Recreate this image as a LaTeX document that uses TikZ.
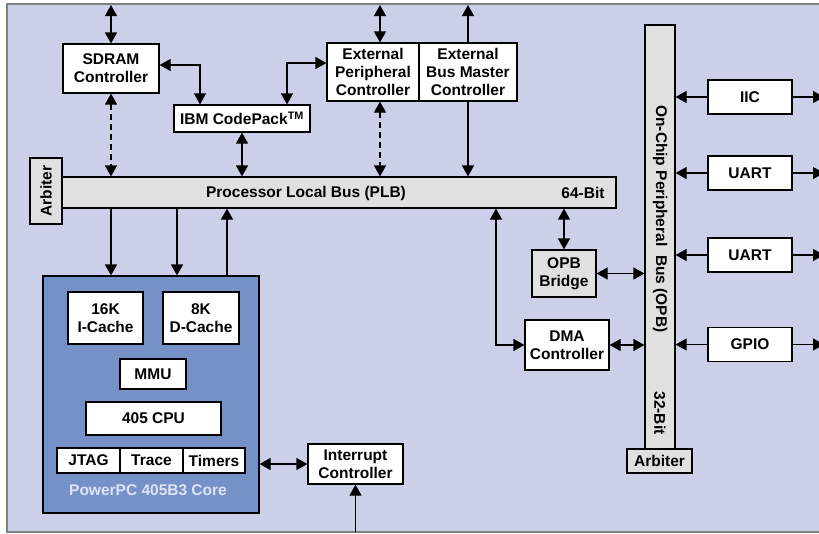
\documentclass[tikz,border=0pt]{standalone}
\usepackage{fontspec}
\setmainfont{Liberation Sans}
\usetikzlibrary{arrows.meta}
\definecolor{panel}{RGB}{203,208,232}
\definecolor{corefill}{RGB}{118,145,200}
\definecolor{busgray}{RGB}{224,224,224}
\definecolor{coretext}{RGB}{222,228,248}
\begin{document}
\begin{tikzpicture}[x=1pt, y=-1pt, line width=1.2pt,
    >={Triangle[length=11pt,width=12pt]},
    font=\fontsize{15.5}{18}\selectfont\bfseries,
    box/.style={draw, fill=white, inner sep=0pt, align=center},
    bus/.style={draw, fill=busgray, inner sep=0pt, align=center},
    dashlink/.style={dash pattern=on 6pt off 4pt}]
    \useasboundingbox (0,0) rectangle (819,533);
    \draw[gray, fill=panel] (7,4) rectangle (840,532);

    \coordinate (ptop) at (0,5);
    \coordinate (pbot) at (0,532);
    \coordinate (pright) at (824,0);

    % processor local bus
    \node[bus, minimum width=554pt, minimum height=31pt] (plb) at (339,192.5) {};
    \node (plbname) at (306,193) {Processor Local Bus (PLB)};
    \node (plbwidth) at (583,193) {64-Bit};
    \node[bus, rotate=90, minimum width=66pt, minimum height=32pt] (arbl) at (46,191) {Arbiter};

    % memory and external side
    \node[box, minimum width=96pt, minimum height=49pt] (sdram) at (111,68.5) {SDRAM\\Controller};
    \node[box, minimum width=136pt, minimum height=27pt] (codepack) at (242,118.5) {IBM CodePack\textsuperscript{TM}};
    \node[box, minimum width=92pt, minimum height=58pt] (epc) at (373,72) {External\\Peripheral\\Controller};
    \node[box, minimum width=98pt, minimum height=58pt] (ebmc) at (468,72) {External\\Bus Master\\Controller};

    % core
    \node[draw, fill=corefill, minimum width=216pt, minimum height=237pt] (core) at (151,394.5) {};
    \node[box, minimum width=75pt, minimum height=52pt] (icache) at (105.5,318) {16K\\I-Cache};
    \node[box, minimum width=76pt, minimum height=52pt] (dcache) at (201,318) {8K\\D-Cache};
    \node[box, minimum width=66pt, minimum height=30pt] (mmu) at (153,374) {MMU};
    \node[box, minimum width=135pt, minimum height=33pt] (cpu) at (153.5,418.5) {405 CPU};
    \node[box, minimum width=63pt, minimum height=25pt] (jtag) at (88.5,460.5) {JTAG};
    \node[box, minimum width=63pt, minimum height=25pt] (trace) at (151.5,460.5) {Trace};
    \node[box, minimum width=62pt, minimum height=25pt] (timers) at (214,460.5) {Timers};
    \node[text=coretext] (corename) at (148,490) {PowerPC 405B3 Core};
    \node[box, minimum width=95pt, minimum height=40pt] (intc) at (355.5,464) {Interrupt\\Controller};

    % on-chip peripheral bus
    \node[bus, minimum width=30pt, minimum height=424pt] (opb) at (660,237) {};
    \node[rotate=-90] (opbname) at (660,219) {On-Chip Peripheral\ \ Bus (OPB)};
    \node[rotate=-90] (opbwidth) at (660,413) {32-Bit};
    \node[bus, minimum width=65pt, minimum height=24pt] (arbr) at (659.5,461) {Arbiter};
    \node[bus, minimum width=64pt, minimum height=47pt] (bridge) at (564,273.5) {OPB\\Bridge};
    \node[box, minimum width=84pt, minimum height=50pt] (dma) at (567,345) {DMA\\Controller};

    \coordinate (xcp) at (200,0);
    \coordinate (xcpr) at (287,0);
    \coordinate (xepc) at (380,0);
    \coordinate (xi) at (111,0);
    \coordinate (xd) at (177,0);
    \coordinate (xu) at (227,0);
    \coordinate (xdma) at (496,0);
    \coordinate (ysd) at (0,65);
    \coordinate (yep) at (0,63);

    \draw[<->] (sdram.north) -- (sdram.north |- ptop);
    \draw[<->] (sdram.east |- ysd) -| (xcp |- codepack.north);
    \draw[<->] (xcpr |- codepack.north) |- (epc.west |- yep);
    \draw[<->] (xepc |- epc.north) -- (xepc |- ptop);
    \draw[->] (ebmc.north) -- (ebmc.north |- ptop);
    \draw[<->, dashlink] (sdram.south) -- (sdram.south |- plb.north);
    \draw[<->] (codepack.south) -- (codepack.south |- plb.north);
    \draw[<->, dashlink] (xepc |- epc.south) -- (xepc |- plb.north);
    \draw[->] (ebmc.south) -- (ebmc.south |- plb.north);

    \draw[->] (xi |- plb.south) -- (xi |- core.north);
    \draw[->] (xd |- plb.south) -- (xd |- core.north);
    \draw[->] (xu |- core.north) -- (xu |- plb.south);
    \draw[<->] (intc.west -| core.east) -- (intc.west);
    \draw[->] (intc.south |- pbot) -- (intc.south);

    \draw[<->] (bridge.north) -- (bridge.north |- plb.south);
    \draw[<->] (bridge.east) -- (bridge.east -| opb.west);
    \draw[<->] (dma.east) -- (dma.east -| opb.west);
    \draw[<->] (dma.west) -| (xdma |- plb.south);

    \foreach \n/\t/\y in {iic/IIC/97, uarta/UART/173, uartb/UART/255, gpio/GPIO/344.5} {
        \node[box, minimum width=84pt, minimum height=34pt] (\n) at (750,\y) {\t};
        \draw[->] (\n.west) -- (\n.west -| opb.east);
        \draw[->] (\n.east) -- (\n.east -| pright);
    }
\end{tikzpicture}
\end{document}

=-=-=

DIRECTIONS:
Transcribe the whole listing, character for character, but not its images.

CORRECT OUTPUT:
Recreate this image as a LaTeX document that uses TikZ.
\documentclass[tikz,border=0pt]{standalone}
\usepackage{fontspec}
\setmainfont{Liberation Sans}
\usetikzlibrary{arrows.meta}
\definecolor{panel}{RGB}{203,208,232}
\definecolor{corefill}{RGB}{118,145,200}
\definecolor{busgray}{RGB}{224,224,224}
\definecolor{coretext}{RGB}{222,228,248}
\begin{document}
\begin{tikzpicture}[x=1pt, y=-1pt, line width=1.2pt,
    >={Triangle[length=11pt,width=12pt]},
    font=\fontsize{15.5}{18}\selectfont\bfseries,
    box/.style={draw, fill=white, inner sep=0pt, align=center},
    bus/.style={draw, fill=busgray, inner sep=0pt, align=center},
    dashlink/.style={dash pattern=on 6pt off 4pt}]
    \useasboundingbox (0,0) rectangle (819,533);
    \draw[gray, fill=panel] (7,4) rectangle (840,532);

    \coordinate (ptop) at (0,5);
    \coordinate (pbot) at (0,532);
    \coordinate (pright) at (824,0);

    % processor local bus
    \node[bus, minimum width=554pt, minimum height=31pt] (plb) at (339,192.5) {};
    \node (plbname) at (306,193) {Processor Local Bus (PLB)};
    \node (plbwidth) at (583,193) {64-Bit};
    \node[bus, rotate=90, minimum width=66pt, minimum height=32pt] (arbl) at (46,191) {Arbiter};

    % memory and external side
    \node[box, minimum width=96pt, minimum height=49pt] (sdram) at (111,68.5) {SDRAM\\Controller};
    \node[box, minimum width=136pt, minimum height=27pt] (codepack) at (242,118.5) {IBM CodePack\textsuperscript{TM}};
    \node[box, minimum width=92pt, minimum height=58pt] (epc) at (373,72) {External\\Peripheral\\Controller};
    \node[box, minimum width=98pt, minimum height=58pt] (ebmc) at (468,72) {External\\Bus Master\\Controller};

    % core
    \node[draw, fill=corefill, minimum width=216pt, minimum height=237pt] (core) at (151,394.5) {};
    \node[box, minimum width=75pt, minimum height=52pt] (icache) at (105.5,318) {16K\\I-Cache};
    \node[box, minimum width=76pt, minimum height=52pt] (dcache) at (201,318) {8K\\D-Cache};
    \node[box, minimum width=66pt, minimum height=30pt] (mmu) at (153,374) {MMU};
    \node[box, minimum width=135pt, minimum height=33pt] (cpu) at (153.5,418.5) {405 CPU};
    \node[box, minimum width=63pt, minimum height=25pt] (jtag) at (88.5,460.5) {JTAG};
    \node[box, minimum width=63pt, minimum height=25pt] (trace) at (151.5,460.5) {Trace};
    \node[box, minimum width=62pt, minimum height=25pt] (timers) at (214,460.5) {Timers};
    \node[text=coretext] (corename) at (148,490) {PowerPC 405B3 Core};
    \node[box, minimum width=95pt, minimum height=40pt] (intc) at (355.5,464) {Interrupt\\Controller};

    % on-chip peripheral bus
    \node[bus, minimum width=30pt, minimum height=424pt] (opb) at (660,237) {};
    \node[rotate=-90] (opbname) at (660,219) {On-Chip Peripheral\ \ Bus (OPB)};
    \node[rotate=-90] (opbwidth) at (660,413) {32-Bit};
    \node[bus, minimum width=65pt, minimum height=24pt] (arbr) at (659.5,461) {Arbiter};
    \node[bus, minimum width=64pt, minimum height=47pt] (bridge) at (564,273.5) {OPB\\Bridge};
    \node[box, minimum width=84pt, minimum height=50pt] (dma) at (567,345) {DMA\\Controller};

    \coordinate (xcp) at (200,0);
    \coordinate (xcpr) at (287,0);
    \coordinate (xepc) at (380,0);
    \coordinate (xi) at (111,0);
    \coordinate (xd) at (177,0);
    \coordinate (xu) at (227,0);
    \coordinate (xdma) at (496,0);
    \coordinate (ysd) at (0,65);
    \coordinate (yep) at (0,63);

    \draw[<->] (sdram.north) -- (sdram.north |- ptop);
    \draw[<->] (sdram.east |- ysd) -| (xcp |- codepack.north);
    \draw[<->] (xcpr |- codepack.north) |- (epc.west |- yep);
    \draw[<->] (xepc |- epc.north) -- (xepc |- ptop);
    \draw[->] (ebmc.north) -- (ebmc.north |- ptop);
    \draw[<->, dashlink] (sdram.south) -- (sdram.south |- plb.north);
    \draw[<->] (codepack.south) -- (codepack.south |- plb.north);
    \draw[<->, dashlink] (xepc |- epc.south) -- (xepc |- plb.north);
    \draw[->] (ebmc.south) -- (ebmc.south |- plb.north);

    \draw[->] (xi |- plb.south) -- (xi |- core.north);
    \draw[->] (xd |- plb.south) -- (xd |- core.north);
    \draw[->] (xu |- core.north) -- (xu |- plb.south);
    \draw[<->] (intc.west -| core.east) -- (intc.west);
    \draw[->] (intc.south |- pbot) -- (intc.south);

    \draw[<->] (bridge.north) -- (bridge.north |- plb.south);
    \draw[<->] (bridge.east) -- (bridge.east -| opb.west);
    \draw[<->] (dma.east) -- (dma.east -| opb.west);
    \draw[<->] (dma.west) -| (xdma |- plb.south);

    \foreach \n/\t/\y in {iic/IIC/97, uarta/UART/173, uartb/UART/255, gpio/GPIO/344.5} {
        \node[box, minimum width=84pt, minimum height=34pt] (\n) at (750,\y) {\t};
        \draw[->] (\n.west) -- (\n.west -| opb.east);
        \draw[->] (\n.east) -- (\n.east -| pright);
    }
\end{tikzpicture}
\end{document}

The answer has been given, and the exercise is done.